Lu and his lab recently developed an animal model of medulloblastoma that will enable them to screen and test new therapies, and their preliminary research already is pointing to potential tumor suppressors.
"We have not seen significant improvement in therapies for children with this fast-growing tumor in three decades,” Lu says. "Our studies should help us gain a better understanding of the molecular basis of medulloblastoma tumor formation, and the resulting data could lead to a Phase I clinical trial for the young patients who develop this tumor.”
The pilot grant also will enable Lu to use whole-genome and RNA sequencing to analyze tumors that arise from mutations in the GNAS (tumor-suppression) gene. "The study should identify previously unrecognized signaling pathways that contribute to the formation of medulloblastoma,” Lu says.

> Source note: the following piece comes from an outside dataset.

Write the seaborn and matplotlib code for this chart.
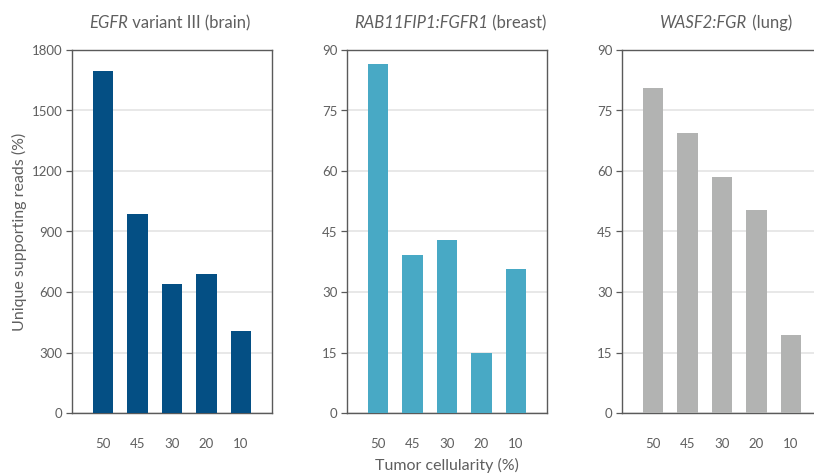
import numpy as np
import pandas as pd
import matplotlib
matplotlib.use("Agg")
import matplotlib.pyplot as plt
import seaborn as sns

# tumor cellularity categories (x axis)
cellularity = ["50", "45", "30", "20", "10"]

# unique supporting reads per panel
egfr_reads = [1695, 985, 640, 689, 407]
rab_reads = [86.5, 39.2, 42.9, 14.9, 35.7]
wasf_reads = [80.6, 69.4, 58.5, 50.3, 19.3]

titles = [("EGFR", " variant III (brain)"),
          ("RAB11FIP1:FGFR1", " (breast)"),
          ("WASF2:FGR", " (lung)")]
colors = ["#044f84", "#48a9c5", "#b2b3b2"]
ymax = [1800, 90, 90]
ysteps = [300, 15, 15]

sns.set_theme(style="white")
plt.rcParams['font.family'] = ['Lato', 'DejaVu Sans']

fig = plt.figure(figsize=(8.14, 4.73), dpi=100)
lefts = [72 / 814, 347 / 814, 622 / 814]
W = 200 / 814
bottom = 1 - 413 / 473
H = 363 / 473

txt = "#5f5f5f"
spine = "#5a5a5a"
axes = []
for i, vals in enumerate([egfr_reads, rab_reads, wasf_reads]):
    ax = fig.add_axes([lefts[i], bottom, W, H])
    df = pd.DataFrame({"cell": cellularity, "reads": vals})
    sns.barplot(data=df, x="cell", y="reads", order=cellularity,
                color=colors[i], saturation=1, width=0.6, linewidth=0,
                ax=ax, zorder=3)
    ax.set_xlim(-0.9, 4.9)
    ax.set_ylim(0, ymax[i])
    ax.set_yticks(np.arange(0, ymax[i] + 1, ysteps[i]))
    ax.yaxis.grid(True, color="#e2e2e2", linewidth=1.1, zorder=0)
    ax.set_axisbelow(True)
    for s in ax.spines.values():
        s.set_color(spine)
        s.set_linewidth(1.0)
        s.set_visible(True)
    ax.tick_params(axis="y", left=True, length=4, width=0.9, color=spine,
                   labelsize=9.5, labelcolor=txt, pad=3)
    ax.tick_params(axis="x", bottom=False, labelsize=9.5, labelcolor=txt, pad=12)
    ax.set_xlabel("")
    ax.set_ylabel("")
    axes.append(ax)

axes[0].set_ylabel("Unique supporting reads (%)", fontsize=11.5, color=txt, labelpad=3)
fig.text(447 / 814, 1 - 465 / 473, "Tumor cellularity (%)", ha="center", va="center",
         fontsize=11.5, color=txt)

# titles with italic gene name + normal suffix, centred over each panel
fig.canvas.draw()
renderer = fig.canvas.get_renderer()
centers = [170, 450, 726]
for (it, rest), cx in zip(titles, centers):
    t1 = fig.text(0, 1 - 23 / 473, it, style="italic", fontsize=12, color=txt, va="center")
    t2 = fig.text(0, 1 - 23 / 473, rest, fontsize=12, color=txt, va="center")
    w1 = t1.get_window_extent(renderer).width
    w2 = t2.get_window_extent(renderer).width
    x0 = cx - (w1 + w2) / 2
    t1.set_x(x0 / 814)
    t2.set_x((x0 + w1) / 814)

fig.savefig("out.png", dpi=100)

Seeking a Molecular Therapeutic Strategy for Kidney Cancer Metastasis
Preliminary research in Sasaki’s lab has found that renal cancer cells alter the metabolism of GTP, a source of energy. Sasaki’s lab has also previously found that a drug already approved by the U.S. Food and Drug Association appears to reduce the renal cancer cells’ motility—their ability to move around freely—and their ability to proliferate.
With his pilot grant, Sasaki seeks 1) to define the role of GTP metabolism in the ability of renal cells to move about and metastasize to the brain and other parts of the body and 2) to use the FDA-approved drug to suppress the cells’ metastatic potential. Using five renal cancer cell lines, he will study how altered GTP metabolism affects the cells’ ability to grow and move around. He also will study the mechanism that alters GTP’s metabolism—the "GTP metabolic switch”—in both a cell culture system and patient specimens.

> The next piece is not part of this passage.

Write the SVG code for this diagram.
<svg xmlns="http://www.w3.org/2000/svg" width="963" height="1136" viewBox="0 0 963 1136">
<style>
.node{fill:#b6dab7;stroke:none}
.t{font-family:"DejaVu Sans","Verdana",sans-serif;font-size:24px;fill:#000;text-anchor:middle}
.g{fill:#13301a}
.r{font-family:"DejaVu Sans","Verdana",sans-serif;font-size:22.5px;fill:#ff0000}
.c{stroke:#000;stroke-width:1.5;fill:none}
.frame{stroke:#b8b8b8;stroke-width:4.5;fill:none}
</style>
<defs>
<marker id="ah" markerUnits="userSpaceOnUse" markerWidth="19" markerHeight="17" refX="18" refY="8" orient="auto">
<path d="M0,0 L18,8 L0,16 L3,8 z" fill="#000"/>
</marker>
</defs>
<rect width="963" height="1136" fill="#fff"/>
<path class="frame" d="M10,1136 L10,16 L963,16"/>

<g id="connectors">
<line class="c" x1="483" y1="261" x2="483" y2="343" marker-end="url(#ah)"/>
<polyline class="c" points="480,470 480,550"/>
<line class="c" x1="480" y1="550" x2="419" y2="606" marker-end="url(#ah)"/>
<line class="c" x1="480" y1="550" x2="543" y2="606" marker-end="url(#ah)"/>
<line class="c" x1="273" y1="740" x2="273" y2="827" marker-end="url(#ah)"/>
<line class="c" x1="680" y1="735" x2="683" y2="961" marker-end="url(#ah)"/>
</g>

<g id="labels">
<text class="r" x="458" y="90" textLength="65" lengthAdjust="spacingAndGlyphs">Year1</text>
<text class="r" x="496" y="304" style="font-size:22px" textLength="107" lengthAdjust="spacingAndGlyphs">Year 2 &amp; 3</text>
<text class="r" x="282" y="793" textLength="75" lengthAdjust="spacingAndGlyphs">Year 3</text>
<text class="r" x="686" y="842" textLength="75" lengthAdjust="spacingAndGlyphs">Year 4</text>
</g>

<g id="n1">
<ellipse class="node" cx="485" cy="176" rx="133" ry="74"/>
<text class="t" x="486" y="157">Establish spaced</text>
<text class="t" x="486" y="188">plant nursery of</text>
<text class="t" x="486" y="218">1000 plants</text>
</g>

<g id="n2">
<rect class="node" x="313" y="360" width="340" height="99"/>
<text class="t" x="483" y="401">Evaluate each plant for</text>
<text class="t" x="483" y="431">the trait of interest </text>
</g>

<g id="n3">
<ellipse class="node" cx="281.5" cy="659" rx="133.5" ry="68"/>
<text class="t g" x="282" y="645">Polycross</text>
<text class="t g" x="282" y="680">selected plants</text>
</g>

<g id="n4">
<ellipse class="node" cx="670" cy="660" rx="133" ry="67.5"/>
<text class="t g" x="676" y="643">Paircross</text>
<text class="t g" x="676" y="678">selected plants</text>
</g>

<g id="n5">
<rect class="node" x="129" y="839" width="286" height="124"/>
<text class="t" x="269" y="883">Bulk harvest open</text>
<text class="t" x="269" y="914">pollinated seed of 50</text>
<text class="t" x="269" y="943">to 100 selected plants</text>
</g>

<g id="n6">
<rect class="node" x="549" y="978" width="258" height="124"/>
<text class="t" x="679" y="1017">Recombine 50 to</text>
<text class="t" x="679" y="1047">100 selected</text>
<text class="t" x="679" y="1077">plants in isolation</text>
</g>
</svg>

"Finding a therapy for renal cell cancer metastasis to the brain is an unmet needs in brain cancer,” Sasaki says. "This cancer, once it has metastasized, is particularly threatening because of its aggressive nature and the accompanying risk of hemorrhage in the brain.”
"We want to determine whether targeting the GTP metabolic switch in renal cell carcinoma diminishes the ability of renal cell cancer to metastasize,” Sasaki says. "This project will be the first molecular study aimed at controlling renal cell metastasis to the brain.”
Local Fundraising, Hope and Promise
The 2016 pilot grants are the latest example of how fundraising efforts by the UC Brain Tumor Center’s Community Advisory Council, chaired by Kathy Beechem, have enabled the center’s cadre of elite scientists to pursue innovative ideas that could lead to future treatments.
In addition to grants from the Molecular Therapeutics Program and UC’s Center for Clinical and Translational Science Training, UC Brain Tumor Center researchers have benefited from support provided from the center’s annual Wine Tasting event and Walk Ahead for a Brain Tumor Cure, as well as from generous donations from the Shemenski Foundation, the Mayfield Education and Research Foundation and the LCS/Sahlfeld Foundation.
When pilot grants result in extraordinary preliminary data, researchers can parlay their new knowledge into million-dollar grants from the National Institutes of Health (NIH). Dr. Sasaki successfully did that when he acquired a $1.67 million NIH grant in 2014.
"The researchers, clinicians and entire UC Brain Tumor Center team express our deepest appreciation to the Community Advisory Council, to the Shemenski Foundation and to our supporters and donors,” Warnick says. "Without them, the awards to Drs. Lu and Sasaki would not have been possible.”